Gold News

Silver Trading 'Oversold' on Record High Short Position

Silver price 'vulnerable to short covering' by Comex speculators...
 
SILVER TRADING among hedge funds and other speculators last week stepped back from the most bearish position on record, but the metal remains "oversold" and "vulnerable" to a swift jump in price according to several analysts.
 
Betting on metal prices by trading silver futures and options contracts at the Comex and ICE exchanges, speculators in early April held a net negative position equal to a record 6,159 tonnes.
 
Last week that net negative position was trimmed by 8% overall as the number of bearish contracts fell and the number of bullish bets rose.

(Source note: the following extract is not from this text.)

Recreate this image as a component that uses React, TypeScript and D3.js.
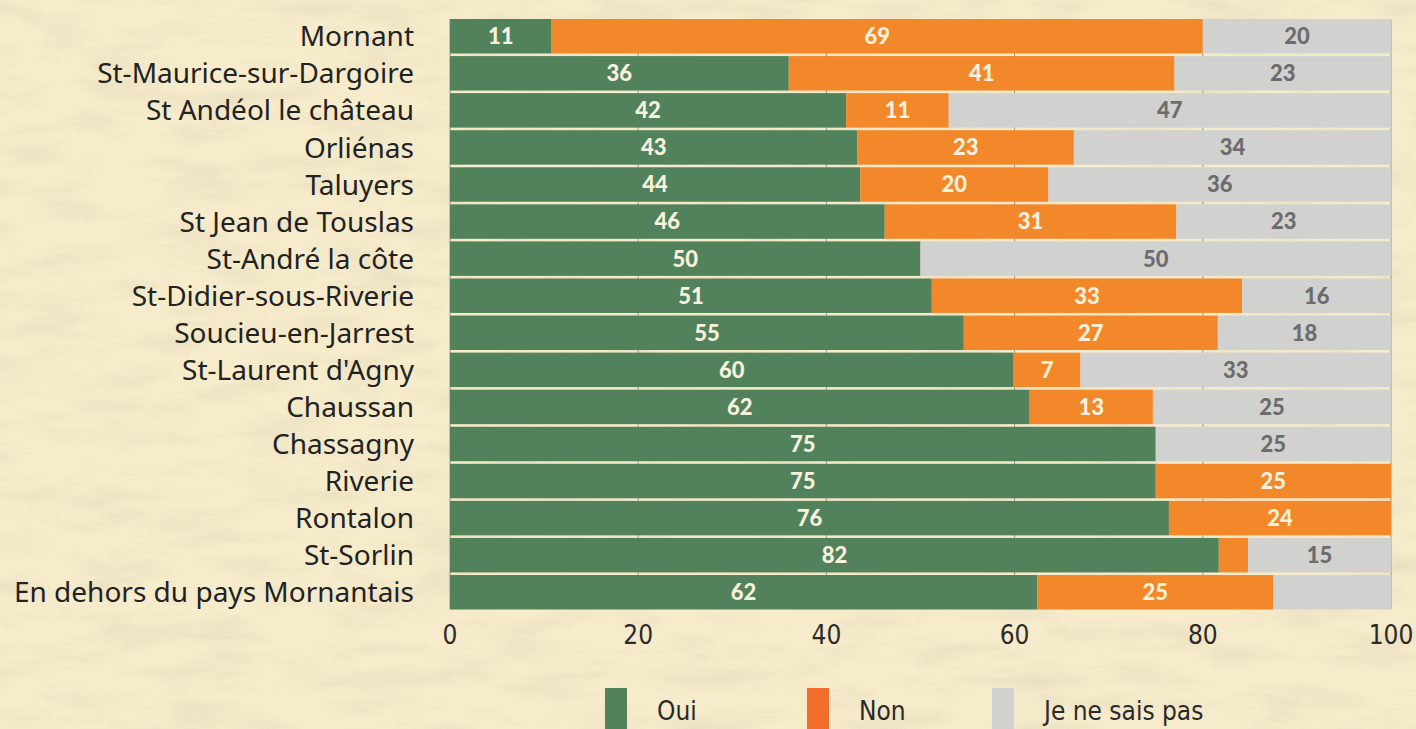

But overall the net position still equated to 'shorting' more than a fifth of global annual mine output.
 
As a group, this 'Managed Money' category of trader has now been more bearish than bullish on silver prices for 9 weeks running according to data from US regulator the Commodity Futures Trading Commission.
 
That matches the record run of autumn 2014, when silver prices fell over 18% in US Dollar terms between mid-September and early November.
 
The last 9 weeks of bearish speculation in Comex futures and options, in contrast, have seen silver prices slip less than 2%. 
 
Chart of 'Managed Money' category's betting on Comex silver futures and options. Source: BullionVault via CFTC
 
Looking at the number of bearish bets, early-April 2018's record large short position was more than 4.5 times the size of the last 10 years' average gross bearish betting.
 
As for bullish betting, the recent low marked the smallest size since mid-2014, some one-fifth smaller than the 10-year average and barely 28% of the record high set in April 2017.
 
Silver is now "oversold [and] generally vulnerable to short-covering" said analysis of the CFTC data from French investment bank and London bullion market maker Societe Generale on Monday. It notes that with the metal's price sitting in the third lowest quartile of its historic trading range, bearish betting has never been greater while bullish betting has almost never been lower.
 
"As the stunning reversal of aluminum's three-month decline last week demonstrated," agrees a column on Bloomberg, "commodity markets can go wild when bearish investors are caught short.
 
"A lot of money is betting that the next move for silver is down, but it's already looking cheap."
 
Silver prices have in 2018 fallen to multi-year lows in terms of gold, a ratio which some traders use to judge the two metals' relative value.
 
The Gold/Silver Ratio tracks how many ounces of silver you could buy with one ounce of gold, ignoring trading fees. Averaging around 53 over the last half century, it has risen above 80 so far this year, approaching the peaks seen in early 2016 and in 2008.
 
At first glance, says the new World Silver Survey 2018 from analysts Thomson Reuters GFMS, compiled for the Washington-based Silvr Institute, today's high ratio of gold to silver prices "may suggest" that the cheaper metal offers a better investment "compared to gold in the long run on a 'catch-up' argument.
 
"[But] we should not ignore gold's role as a safe haven," GFMS warns. "Some smart money has been hedging against geopolitical risks and potential correction in equities" by trading gold rather than more industrial precious metals such as silver or platinum.